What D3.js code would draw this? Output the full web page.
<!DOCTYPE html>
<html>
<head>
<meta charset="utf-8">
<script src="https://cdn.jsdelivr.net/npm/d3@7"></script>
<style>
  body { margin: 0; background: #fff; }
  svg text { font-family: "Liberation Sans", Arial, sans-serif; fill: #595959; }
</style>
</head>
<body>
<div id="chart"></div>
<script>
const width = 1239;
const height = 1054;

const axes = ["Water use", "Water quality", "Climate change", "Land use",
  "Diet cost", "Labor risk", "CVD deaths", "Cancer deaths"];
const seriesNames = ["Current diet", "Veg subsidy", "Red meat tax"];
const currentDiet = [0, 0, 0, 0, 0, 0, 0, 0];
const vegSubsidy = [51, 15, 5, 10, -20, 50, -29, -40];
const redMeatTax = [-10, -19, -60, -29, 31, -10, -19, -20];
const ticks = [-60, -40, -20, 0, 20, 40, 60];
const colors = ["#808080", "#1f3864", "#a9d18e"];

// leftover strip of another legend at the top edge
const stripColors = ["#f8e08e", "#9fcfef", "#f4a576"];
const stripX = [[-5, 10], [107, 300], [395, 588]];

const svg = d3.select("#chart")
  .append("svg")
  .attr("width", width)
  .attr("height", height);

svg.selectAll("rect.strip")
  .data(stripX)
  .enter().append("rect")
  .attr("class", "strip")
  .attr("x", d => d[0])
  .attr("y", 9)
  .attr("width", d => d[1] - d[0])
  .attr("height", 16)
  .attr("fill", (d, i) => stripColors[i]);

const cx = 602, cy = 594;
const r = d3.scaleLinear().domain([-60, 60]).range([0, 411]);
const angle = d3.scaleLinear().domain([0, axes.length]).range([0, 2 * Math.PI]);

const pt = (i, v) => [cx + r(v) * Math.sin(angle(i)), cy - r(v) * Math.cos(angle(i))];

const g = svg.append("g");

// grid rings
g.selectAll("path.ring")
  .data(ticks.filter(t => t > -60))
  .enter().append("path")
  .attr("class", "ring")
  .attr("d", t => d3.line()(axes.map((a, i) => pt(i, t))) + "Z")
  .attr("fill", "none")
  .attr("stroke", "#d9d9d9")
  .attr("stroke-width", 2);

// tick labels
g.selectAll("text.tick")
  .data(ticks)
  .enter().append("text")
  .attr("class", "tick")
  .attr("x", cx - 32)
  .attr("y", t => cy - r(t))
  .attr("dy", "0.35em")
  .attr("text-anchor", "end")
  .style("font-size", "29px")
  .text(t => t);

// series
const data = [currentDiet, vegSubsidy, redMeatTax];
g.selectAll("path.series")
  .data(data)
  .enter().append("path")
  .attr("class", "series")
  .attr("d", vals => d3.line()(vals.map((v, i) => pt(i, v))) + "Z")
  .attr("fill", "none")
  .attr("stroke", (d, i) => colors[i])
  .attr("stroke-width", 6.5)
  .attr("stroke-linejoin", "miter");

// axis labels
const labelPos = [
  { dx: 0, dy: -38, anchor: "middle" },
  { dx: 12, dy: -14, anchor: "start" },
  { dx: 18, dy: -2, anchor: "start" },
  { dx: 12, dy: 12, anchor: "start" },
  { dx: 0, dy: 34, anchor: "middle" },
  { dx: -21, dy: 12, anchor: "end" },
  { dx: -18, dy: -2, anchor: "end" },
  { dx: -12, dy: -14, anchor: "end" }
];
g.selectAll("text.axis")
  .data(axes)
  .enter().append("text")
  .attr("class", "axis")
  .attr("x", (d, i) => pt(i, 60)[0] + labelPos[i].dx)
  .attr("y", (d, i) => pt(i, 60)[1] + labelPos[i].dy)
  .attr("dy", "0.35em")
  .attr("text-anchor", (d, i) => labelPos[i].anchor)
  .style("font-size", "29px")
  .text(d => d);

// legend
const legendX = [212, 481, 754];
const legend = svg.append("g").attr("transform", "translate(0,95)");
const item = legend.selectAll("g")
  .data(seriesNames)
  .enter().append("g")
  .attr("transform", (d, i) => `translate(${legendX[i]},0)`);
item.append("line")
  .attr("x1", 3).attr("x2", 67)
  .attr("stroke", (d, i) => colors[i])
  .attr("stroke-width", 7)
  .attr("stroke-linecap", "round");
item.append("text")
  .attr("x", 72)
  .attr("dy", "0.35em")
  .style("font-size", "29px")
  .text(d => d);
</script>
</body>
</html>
---
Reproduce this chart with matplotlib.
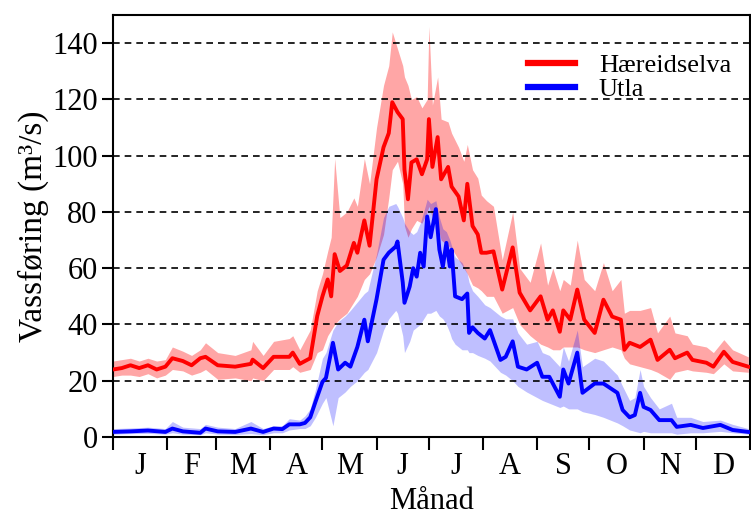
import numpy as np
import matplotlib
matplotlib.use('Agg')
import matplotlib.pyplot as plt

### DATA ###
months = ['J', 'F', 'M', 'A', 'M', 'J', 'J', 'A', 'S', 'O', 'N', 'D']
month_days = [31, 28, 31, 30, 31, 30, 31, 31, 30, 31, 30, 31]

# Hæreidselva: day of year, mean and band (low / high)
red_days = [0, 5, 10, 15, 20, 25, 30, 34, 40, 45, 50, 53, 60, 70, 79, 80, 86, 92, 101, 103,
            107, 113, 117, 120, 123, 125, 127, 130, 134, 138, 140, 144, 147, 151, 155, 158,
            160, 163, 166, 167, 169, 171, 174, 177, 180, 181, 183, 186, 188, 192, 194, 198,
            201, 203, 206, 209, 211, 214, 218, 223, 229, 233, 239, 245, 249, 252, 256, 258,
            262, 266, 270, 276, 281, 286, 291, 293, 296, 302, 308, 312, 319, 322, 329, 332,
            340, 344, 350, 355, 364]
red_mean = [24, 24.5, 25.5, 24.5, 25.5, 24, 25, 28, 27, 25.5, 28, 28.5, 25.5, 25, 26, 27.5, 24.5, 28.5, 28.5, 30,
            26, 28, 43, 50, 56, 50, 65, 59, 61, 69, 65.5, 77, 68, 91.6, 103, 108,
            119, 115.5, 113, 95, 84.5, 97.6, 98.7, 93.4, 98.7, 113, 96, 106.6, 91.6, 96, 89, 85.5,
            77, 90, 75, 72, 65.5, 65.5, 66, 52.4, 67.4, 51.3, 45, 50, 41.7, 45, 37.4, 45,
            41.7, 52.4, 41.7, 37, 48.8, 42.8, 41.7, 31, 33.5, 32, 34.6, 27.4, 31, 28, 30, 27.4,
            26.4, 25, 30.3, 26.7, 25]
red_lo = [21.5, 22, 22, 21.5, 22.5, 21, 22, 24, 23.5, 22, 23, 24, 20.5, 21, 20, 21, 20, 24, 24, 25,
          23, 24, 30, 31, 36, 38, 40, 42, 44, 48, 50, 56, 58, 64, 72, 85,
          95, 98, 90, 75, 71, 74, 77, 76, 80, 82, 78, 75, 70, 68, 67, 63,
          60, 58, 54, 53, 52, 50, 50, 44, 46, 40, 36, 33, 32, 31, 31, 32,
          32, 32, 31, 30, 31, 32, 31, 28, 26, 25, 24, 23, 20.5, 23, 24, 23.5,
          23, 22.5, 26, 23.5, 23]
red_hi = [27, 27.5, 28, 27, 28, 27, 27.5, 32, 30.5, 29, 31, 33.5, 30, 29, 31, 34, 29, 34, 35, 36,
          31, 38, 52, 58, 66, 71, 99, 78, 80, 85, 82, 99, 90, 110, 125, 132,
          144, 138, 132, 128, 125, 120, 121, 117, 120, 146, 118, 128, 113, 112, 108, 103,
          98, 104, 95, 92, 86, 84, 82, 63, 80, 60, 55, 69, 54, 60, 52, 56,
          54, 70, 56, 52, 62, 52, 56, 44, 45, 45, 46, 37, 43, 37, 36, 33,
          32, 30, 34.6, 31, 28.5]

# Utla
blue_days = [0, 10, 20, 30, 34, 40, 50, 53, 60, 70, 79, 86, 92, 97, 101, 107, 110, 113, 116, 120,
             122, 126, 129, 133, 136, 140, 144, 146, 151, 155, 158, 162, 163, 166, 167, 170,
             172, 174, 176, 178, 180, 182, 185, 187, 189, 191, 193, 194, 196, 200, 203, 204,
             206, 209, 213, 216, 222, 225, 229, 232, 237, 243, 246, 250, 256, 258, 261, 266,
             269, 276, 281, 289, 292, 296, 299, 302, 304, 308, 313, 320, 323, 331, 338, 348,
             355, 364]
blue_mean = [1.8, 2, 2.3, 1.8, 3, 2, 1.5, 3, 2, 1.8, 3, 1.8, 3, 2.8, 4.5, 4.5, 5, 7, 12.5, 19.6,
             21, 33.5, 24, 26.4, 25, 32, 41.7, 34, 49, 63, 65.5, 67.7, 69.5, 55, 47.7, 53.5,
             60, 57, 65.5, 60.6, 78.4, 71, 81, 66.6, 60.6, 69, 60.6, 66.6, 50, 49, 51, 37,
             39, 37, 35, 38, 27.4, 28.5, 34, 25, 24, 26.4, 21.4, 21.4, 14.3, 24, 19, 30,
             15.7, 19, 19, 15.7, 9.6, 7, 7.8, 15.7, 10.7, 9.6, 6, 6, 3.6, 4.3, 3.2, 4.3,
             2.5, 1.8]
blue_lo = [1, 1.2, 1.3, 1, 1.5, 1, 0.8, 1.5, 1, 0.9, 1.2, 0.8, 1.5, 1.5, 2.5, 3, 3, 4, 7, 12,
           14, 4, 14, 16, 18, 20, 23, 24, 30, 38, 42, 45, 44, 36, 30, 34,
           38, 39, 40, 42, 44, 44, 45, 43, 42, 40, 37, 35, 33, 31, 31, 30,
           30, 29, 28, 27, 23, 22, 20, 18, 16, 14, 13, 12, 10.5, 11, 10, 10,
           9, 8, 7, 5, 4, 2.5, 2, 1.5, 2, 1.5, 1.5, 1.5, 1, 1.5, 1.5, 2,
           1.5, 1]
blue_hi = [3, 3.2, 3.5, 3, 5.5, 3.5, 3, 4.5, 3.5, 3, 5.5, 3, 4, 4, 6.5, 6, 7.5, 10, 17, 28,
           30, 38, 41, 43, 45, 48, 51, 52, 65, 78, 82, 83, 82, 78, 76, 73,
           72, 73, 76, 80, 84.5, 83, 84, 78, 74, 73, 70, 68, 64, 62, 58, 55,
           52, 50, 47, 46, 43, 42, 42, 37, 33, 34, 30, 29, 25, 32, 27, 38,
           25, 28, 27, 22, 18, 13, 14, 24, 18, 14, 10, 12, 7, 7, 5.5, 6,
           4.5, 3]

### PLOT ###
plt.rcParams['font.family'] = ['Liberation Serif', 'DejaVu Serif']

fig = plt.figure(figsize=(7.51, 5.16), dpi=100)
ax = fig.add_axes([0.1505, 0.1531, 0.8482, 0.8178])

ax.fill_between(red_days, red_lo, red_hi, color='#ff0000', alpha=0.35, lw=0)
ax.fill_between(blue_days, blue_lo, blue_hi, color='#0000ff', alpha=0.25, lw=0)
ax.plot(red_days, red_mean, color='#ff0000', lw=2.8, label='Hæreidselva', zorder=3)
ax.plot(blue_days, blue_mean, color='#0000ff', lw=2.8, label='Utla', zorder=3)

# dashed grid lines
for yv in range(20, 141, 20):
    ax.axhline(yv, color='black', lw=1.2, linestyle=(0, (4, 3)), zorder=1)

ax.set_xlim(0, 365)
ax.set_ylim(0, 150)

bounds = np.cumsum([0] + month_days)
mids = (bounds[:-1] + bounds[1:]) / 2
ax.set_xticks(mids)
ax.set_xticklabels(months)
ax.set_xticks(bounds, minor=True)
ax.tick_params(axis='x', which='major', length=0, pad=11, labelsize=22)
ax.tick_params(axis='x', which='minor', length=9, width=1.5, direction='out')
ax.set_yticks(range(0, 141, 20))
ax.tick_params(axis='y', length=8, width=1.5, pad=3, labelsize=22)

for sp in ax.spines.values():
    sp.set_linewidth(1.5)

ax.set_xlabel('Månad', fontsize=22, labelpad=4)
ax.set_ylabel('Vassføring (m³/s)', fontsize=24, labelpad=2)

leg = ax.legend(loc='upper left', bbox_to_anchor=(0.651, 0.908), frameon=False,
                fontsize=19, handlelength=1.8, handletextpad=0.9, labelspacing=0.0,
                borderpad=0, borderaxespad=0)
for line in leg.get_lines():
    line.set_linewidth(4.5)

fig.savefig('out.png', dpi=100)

EXERCISE — Wherever a line in the data above holds "this", copy that line.

REPLY TO THE TASK —
What D3.js code would draw this? Output the full web page.
Reproduce this chart with matplotlib.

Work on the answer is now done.